Once the type is composed, the artist sets it into the chase, which holds everything in place during the process. Originally, printers pedaled the machine to turn the wheel and start the press, but now the press is equipped with a motor.

As the wheel turns, rollers cover both the chase and type with ink and then lightly press the type against the paper for a “kiss,” or impression. The kiss slightly embosses the words and figures onto the page. The artist will remove the freshly printed sheet and replace it with a new one in a continuous process. This particular letterpress prints on 8” x 10” sheets of paper or smaller.

Martin said the department would eventually like to have a dedicated letterpress class.

“In the beginning stages it might just be integrated into a printmaking class or… a typography class,” he said. “We haven’t 100 percent decided. It initially might just be a class project.”

However, both Martin and Goehner agree the letterpress helps make the art department a more complete program.

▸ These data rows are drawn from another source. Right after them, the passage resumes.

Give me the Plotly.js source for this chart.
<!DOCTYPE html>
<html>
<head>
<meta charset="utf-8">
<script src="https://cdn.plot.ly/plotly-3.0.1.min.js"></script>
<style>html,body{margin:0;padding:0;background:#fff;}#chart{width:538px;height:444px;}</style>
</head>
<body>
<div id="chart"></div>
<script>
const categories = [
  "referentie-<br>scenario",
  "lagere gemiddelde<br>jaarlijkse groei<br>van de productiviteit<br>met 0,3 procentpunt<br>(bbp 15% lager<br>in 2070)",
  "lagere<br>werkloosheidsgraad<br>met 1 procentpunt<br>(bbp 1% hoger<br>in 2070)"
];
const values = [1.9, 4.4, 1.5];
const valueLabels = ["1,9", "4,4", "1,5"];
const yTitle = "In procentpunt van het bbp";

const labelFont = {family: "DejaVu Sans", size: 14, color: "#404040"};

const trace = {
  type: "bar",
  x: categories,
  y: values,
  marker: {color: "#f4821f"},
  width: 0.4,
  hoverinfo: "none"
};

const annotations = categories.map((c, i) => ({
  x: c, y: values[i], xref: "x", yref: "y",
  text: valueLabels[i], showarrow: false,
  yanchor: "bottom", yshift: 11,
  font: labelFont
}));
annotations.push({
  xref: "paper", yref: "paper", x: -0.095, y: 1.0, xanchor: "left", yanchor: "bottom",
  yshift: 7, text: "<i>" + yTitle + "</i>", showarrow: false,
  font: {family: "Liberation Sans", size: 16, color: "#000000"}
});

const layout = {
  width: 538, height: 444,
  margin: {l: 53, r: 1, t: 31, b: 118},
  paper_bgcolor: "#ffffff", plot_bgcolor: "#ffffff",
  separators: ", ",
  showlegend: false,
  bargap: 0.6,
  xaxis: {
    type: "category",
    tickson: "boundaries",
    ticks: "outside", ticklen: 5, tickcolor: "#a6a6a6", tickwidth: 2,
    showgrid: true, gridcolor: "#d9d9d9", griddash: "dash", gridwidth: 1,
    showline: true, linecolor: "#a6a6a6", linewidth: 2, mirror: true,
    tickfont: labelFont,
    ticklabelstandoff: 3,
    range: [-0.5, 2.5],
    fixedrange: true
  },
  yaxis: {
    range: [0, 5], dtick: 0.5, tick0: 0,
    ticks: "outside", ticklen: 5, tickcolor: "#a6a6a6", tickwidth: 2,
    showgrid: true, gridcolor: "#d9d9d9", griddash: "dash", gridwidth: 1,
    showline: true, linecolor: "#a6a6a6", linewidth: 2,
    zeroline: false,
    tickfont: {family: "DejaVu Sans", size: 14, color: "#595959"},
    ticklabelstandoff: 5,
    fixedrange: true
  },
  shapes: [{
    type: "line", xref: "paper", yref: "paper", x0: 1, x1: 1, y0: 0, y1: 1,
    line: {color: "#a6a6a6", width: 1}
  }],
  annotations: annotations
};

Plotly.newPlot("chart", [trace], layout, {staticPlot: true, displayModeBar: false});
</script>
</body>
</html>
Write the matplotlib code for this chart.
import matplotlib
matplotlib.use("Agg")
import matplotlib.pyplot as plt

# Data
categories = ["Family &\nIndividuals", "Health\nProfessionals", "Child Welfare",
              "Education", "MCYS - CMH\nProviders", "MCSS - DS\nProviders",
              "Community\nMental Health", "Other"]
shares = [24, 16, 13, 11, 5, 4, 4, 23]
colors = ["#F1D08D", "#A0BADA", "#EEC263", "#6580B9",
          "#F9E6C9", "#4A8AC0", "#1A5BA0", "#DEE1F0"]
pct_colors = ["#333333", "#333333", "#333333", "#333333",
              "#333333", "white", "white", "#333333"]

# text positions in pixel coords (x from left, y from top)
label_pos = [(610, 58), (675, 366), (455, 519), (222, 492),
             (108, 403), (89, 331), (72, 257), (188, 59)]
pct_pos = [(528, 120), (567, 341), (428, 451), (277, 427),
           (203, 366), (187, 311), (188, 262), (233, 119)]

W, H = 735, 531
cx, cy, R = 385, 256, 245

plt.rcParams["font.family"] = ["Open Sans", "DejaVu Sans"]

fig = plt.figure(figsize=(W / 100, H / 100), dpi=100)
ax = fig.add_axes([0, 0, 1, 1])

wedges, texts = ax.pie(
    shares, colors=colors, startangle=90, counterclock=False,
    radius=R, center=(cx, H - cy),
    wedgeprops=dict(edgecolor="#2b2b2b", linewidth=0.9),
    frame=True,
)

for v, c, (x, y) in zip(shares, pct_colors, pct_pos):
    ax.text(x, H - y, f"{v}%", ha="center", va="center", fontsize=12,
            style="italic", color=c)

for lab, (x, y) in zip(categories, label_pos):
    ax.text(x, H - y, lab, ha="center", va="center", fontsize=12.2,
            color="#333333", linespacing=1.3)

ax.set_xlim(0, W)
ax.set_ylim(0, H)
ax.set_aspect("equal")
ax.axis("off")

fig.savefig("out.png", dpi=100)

“The press will bring more depth to our department, giving students a better understanding of the history of design and communication and teaching a new set of skills that they can integrate into their art and design,” Goehner said.

Martin added that the press provides “part history lesson, part contemporary practice.”

“They need to know the ideas of leading and point size and all these things on your computer screen, it came from here,” he said. “You are still using it today when designing something in [Adobe] InDesign or Illustrator. The terms came from here.”

The professors are not the only ones excited about the letterpress. Senior Will Oelschlaeger is eager to try it out.

“It’s a printing method that’s grown in popularity again and is often used for works that appear on blogs and in design magazines,” he said. “I was very curious to try this method firsthand. It’s not something that’s common outside of specialty design firms.”

Oelschlaeger sees himself using the press to make résumés, business cards and portfolio pieces in the near future.